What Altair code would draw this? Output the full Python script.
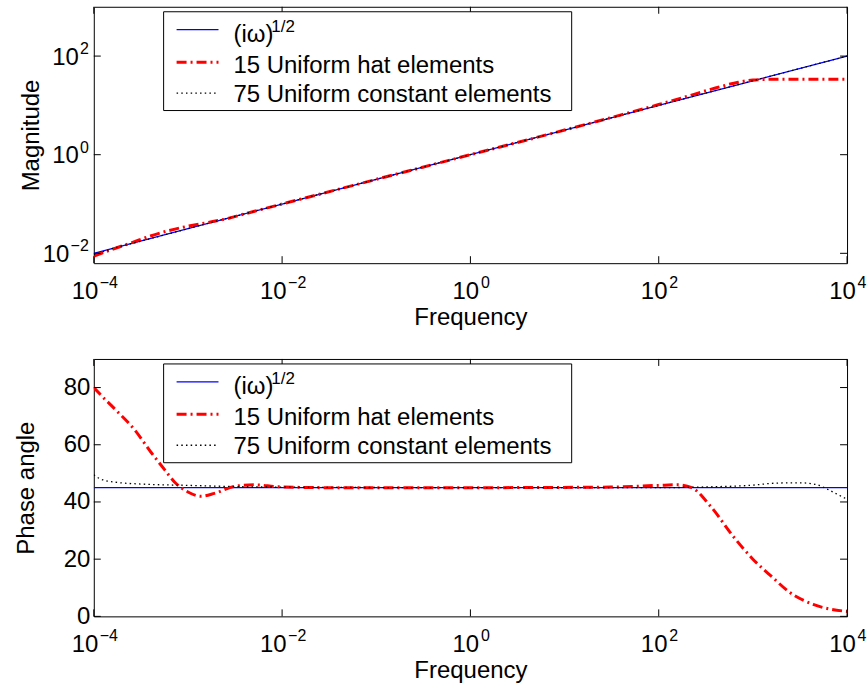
import altair as alt
import pandas as pd

FONT = "Liberation Sans"

# ---------------- data ----------------
series_names = ["(iω)", "15 Uniform hat elements", "75 Uniform constant elements"]
sqrt_exponent = "1/2"

x_tick_values = [1e-4, 1e-2, 1e0, 1e2, 1e4]
x_tick_exponents = ["−4", "−2", "0", "2", "4"]
mag_tick_values = [1e-2, 1e0, 1e2]
mag_tick_exponents = ["−2", "0", "2"]
phase_tick_values = [0, 20, 40, 60, 80]

# magnitude panel
mag_sqrt_freq = [1e-4, 1e-3, 1e-2, 1e-1, 1e0, 1e1, 1e2, 1e3, 1e4]
mag_sqrt_val = [0.01, 0.0316, 0.1, 0.316, 1.0, 3.16, 10.0, 31.6, 100.0]

mag_hat_freq = [1e-4, 1.6e-4, 2.5e-4, 4e-4, 6.3e-4, 1e-3, 1.6e-3, 2.5e-3, 4e-3,
                1e-2, 1e-1, 1e0, 1e1, 3e1, 1e2, 2e2, 4e2, 7e2, 1e3, 1.6e3, 3e3, 1e4]
mag_hat_val = [0.0087, 0.0122, 0.0163, 0.0225, 0.029, 0.0355, 0.042, 0.0495, 0.063,
               0.1, 0.316, 1.0, 3.16, 5.55, 10.4, 15.2, 22.5, 29.5, 32.8, 33.8, 34.0, 34.0]

mag_const_freq = [1e-4, 1.5e-4, 3e-4, 1e-3, 1e-2, 1e-1, 1e0, 1e1, 1e2, 1e3, 1e4]
mag_const_val = [0.0093, 0.0121, 0.0172, 0.0316, 0.1, 0.316, 1.0, 3.16, 10.0, 31.6, 100.0]

# phase panel
ph_sqrt_freq = [1e-4, 1e4]
ph_sqrt_val = [45.0, 45.0]

ph_hat_freq = [1e-4, 1.22e-4, 1.82e-4, 2.69e-4, 4.07e-4, 5.62e-4, 7.24e-4, 1e-3, 1.38e-3,
               1.91e-3, 3.16e-3, 5.13e-3, 9.12e-3, 3.16e-2, 1e0, 31.6, 100, 158, 224,
               355, 617, 1000, 1622, 2455, 4365, 1e4]
ph_hat_val = [80, 77, 71.3, 65.4, 57.3, 51.4, 46.9, 43.5, 42.0,
              43.0, 45.5, 46.0, 45.3, 45.0, 45.0, 45.2, 45.8, 46.0, 45.0,
              38.5, 28.0, 20.0, 13.6, 8.4, 4.2, 1.7]

ph_const_freq = [1e-4, 1.15e-4, 1.32e-4, 1.8e-4, 3e-4, 1e-3, 3e-3, 1e-2, 1e-1, 1e0, 1e2,
                 355, 930, 1800, 3200, 4800, 6600, 8300, 1e4]
ph_const_val = [49.5, 48.2, 47.5, 46.8, 46.3, 45.8, 45.4, 45.2, 45.05, 45.0, 45.0,
                45.3, 45.8, 46.6, 46.7, 46.0, 44.0, 42.3, 41.0]

# ---------------- layout constants ----------------
W = 755
H1 = 257
H2 = 258
FS = 24
FS_EXP = 16

styles = [
    dict(color="#0000ff", strokeWidth=1.3),
    dict(color="#ff0000", strokeWidth=3, strokeDash=[10, 4, 2, 4]),
    dict(color="#000000", strokeWidth=1.3, strokeDash=[1.5, 3.2]),
]

xscale = alt.Scale(type="log", domain=[1e-4, 1e4], nice=False)


def x_axis():
    return alt.Axis(
        values=x_tick_values, labels=False,
        ticks=False, tickSize=0, domain=False, grid=False,
        title="Frequency", titleFont=FONT, titleFontSize=FS, titleFontWeight="normal",
        titleColor="black", titleBaseline="alphabetic", titleX=W / 2, titleY=61,
    )


def y_axis(values, title, tx, h, show_labels):
    return alt.Axis(
        values=values, labels=show_labels,
        labelFont=FONT, labelFontSize=FS, labelColor="black", labelPadding=4,
        labelFlush=False, labelOverlap=False,
        ticks=False, tickSize=0, domain=False, grid=False,
        title=title, titleFont=FONT, titleFontSize=FS, titleFontWeight="normal",
        titleColor="black", titleAngle=270, titleBaseline="alphabetic",
        titleX=tx, titleY=h / 2, titleAlign="center",
    )


def split_neg(values, exps, field):
    df = pd.DataFrame({field: values, "e": exps})
    neg = df[df["e"].str.startswith("−")]
    pos = df[~df["e"].str.startswith("−")]
    return neg, pos


def panel(data, yscale, yvals, yexps, ytitle, tx, h):
    layers = []
    one = pd.DataFrame({"a": [1]})
    xax = x_axis()
    yax = y_axis(yvals, ytitle, tx, h, yexps is None)
    X = lambda: alt.X("f:Q", scale=xscale, axis=xax, title="Frequency")
    Y = lambda: alt.Y("v:Q", scale=yscale, axis=yax, title=ytitle)
    # series
    for i, (freq, val) in enumerate(data):
        df = pd.DataFrame({"f": freq, "v": val})
        interp = "linear" if i == 0 else "monotone"
        layers.append(alt.Chart(df).mark_line(clip=True, interpolate=interp, **styles[i]).encode(
            x=X(), y=Y()))
    # inward ticks on all four sides
    xt = pd.DataFrame({"f": x_tick_values})
    yt = pd.DataFrame({"v": yvals})
    for y0, y1 in [(0, 7), (h - 7, h)]:
        layers.append(alt.Chart(xt).mark_rule(color="black", strokeWidth=1).encode(
            x=X(), y=alt.value(y0), y2=alt.value(y1)))
    for x0, x1 in [(0, 7), (W - 7, W)]:
        layers.append(alt.Chart(yt).mark_rule(color="black", strokeWidth=1).encode(
            y=Y(), x=alt.value(x0), x2=alt.value(x1)))
    # x tick labels: "10" with a raised exponent, centred on the tick
    neg, pos = split_neg(x_tick_values, x_tick_exponents, "f")
    for sub, d10, dexp in [(neg, 4.5, 6), (pos, 8.8, 10.5)]:
        layers.append(alt.Chart(sub).mark_text(align="right", baseline="alphabetic", font=FONT,
                                               fontSize=FS, color="black", dx=d10).encode(
            x=X(), y=alt.value(h + 36), text=alt.value("10")))
        layers.append(alt.Chart(sub).mark_text(align="left", baseline="alphabetic", font=FONT,
                                               fontSize=FS_EXP, color="black", dx=dexp).encode(
            x=X(), y=alt.value(h + 25), text="e:N"))
    # y tick labels with exponents (log panel)
    if yexps is not None:
        neg, pos = split_neg(yvals, yexps, "v")
        for sub, d10 in [(neg, -24.5), (pos, -15)]:
            layers.append(alt.Chart(sub).mark_text(align="right", baseline="alphabetic", font=FONT,
                                                   fontSize=FS, color="black", dx=d10, dy=8.5).encode(
                y=Y(), x=alt.value(0), text=alt.value("10")))
            layers.append(alt.Chart(sub).mark_text(align="right", baseline="alphabetic", font=FONT,
                                                   fontSize=FS_EXP, color="black", dx=-5, dy=-2).encode(
                y=Y(), x=alt.value(0), text="e:N"))
    # legend
    layers.append(alt.Chart(one).mark_rect(fill="white", stroke="black", strokeWidth=1).encode(
        x=alt.value(70), x2=alt.value(479), y=alt.value(5), y2=alt.value(104)))
    sample_y = [23, 55.5, 86.5]
    text_y = [35, 66.3, 95.3]
    for i in range(3):
        layers.append(alt.Chart(one).mark_rule(**styles[i]).encode(
            x=alt.value(83), x2=alt.value(125), y=alt.value(sample_y[i])))
        layers.append(alt.Chart(one).mark_text(align="left", baseline="alphabetic", font=FONT,
                                               fontSize=FS, color="black").encode(
            x=alt.value(140), y=alt.value(text_y[i]), text=alt.value(series_names[i])))
    layers.append(alt.Chart(one).mark_text(align="left", baseline="alphabetic", font=FONT,
                                           fontSize=17, color="black").encode(
        x=alt.value(178), y=alt.value(25.5), text=alt.value(sqrt_exponent)))
    return alt.layer(*layers).properties(width=W, height=h)


top = panel(
    [(mag_sqrt_freq, mag_sqrt_val), (mag_hat_freq, mag_hat_val), (mag_const_freq, mag_const_val)],
    alt.Scale(type="log", domain=[10 ** -2.2, 1000], nice=False),
    mag_tick_values, mag_tick_exponents, "Magnitude", -55, H1)

bottom = panel(
    [(ph_sqrt_freq, ph_sqrt_val), (ph_hat_freq, ph_hat_val), (ph_const_freq, ph_const_val)],
    alt.Scale(type="linear", domain=[0, 90], nice=False, zero=False),
    phase_tick_values, None, "Phase angle", -60, H2)

chart = alt.vconcat(top, bottom, spacing=28).properties(
    padding={"left": 14, "top": 5, "right": 0, "bottom": 0},
    background="white",
).configure_view(stroke="black", strokeWidth=1)

chart.save("out.html", embed_options={"renderer": "svg", "actions": False})
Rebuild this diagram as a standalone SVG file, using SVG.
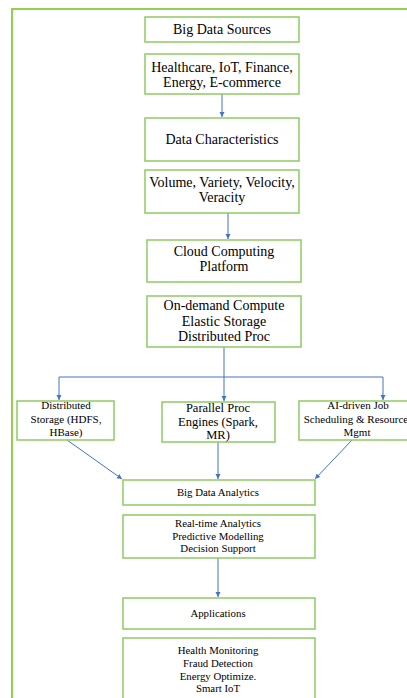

__TASK DIRECTIONS__
Everything from the first line of the listing above through the line that contains "phase_tick_values = [0, 20, 40, 60, 80]" is to be restated word for word, minus the pictures.

__RESULT OF THIS TASK__
What Altair code would draw this? Output the full Python script.
import altair as alt
import pandas as pd

FONT = "Liberation Sans"

# ---------------- data ----------------
series_names = ["(iω)", "15 Uniform hat elements", "75 Uniform constant elements"]
sqrt_exponent = "1/2"

x_tick_values = [1e-4, 1e-2, 1e0, 1e2, 1e4]
x_tick_exponents = ["−4", "−2", "0", "2", "4"]
mag_tick_values = [1e-2, 1e0, 1e2]
mag_tick_exponents = ["−2", "0", "2"]
phase_tick_values = [0, 20, 40, 60, 80]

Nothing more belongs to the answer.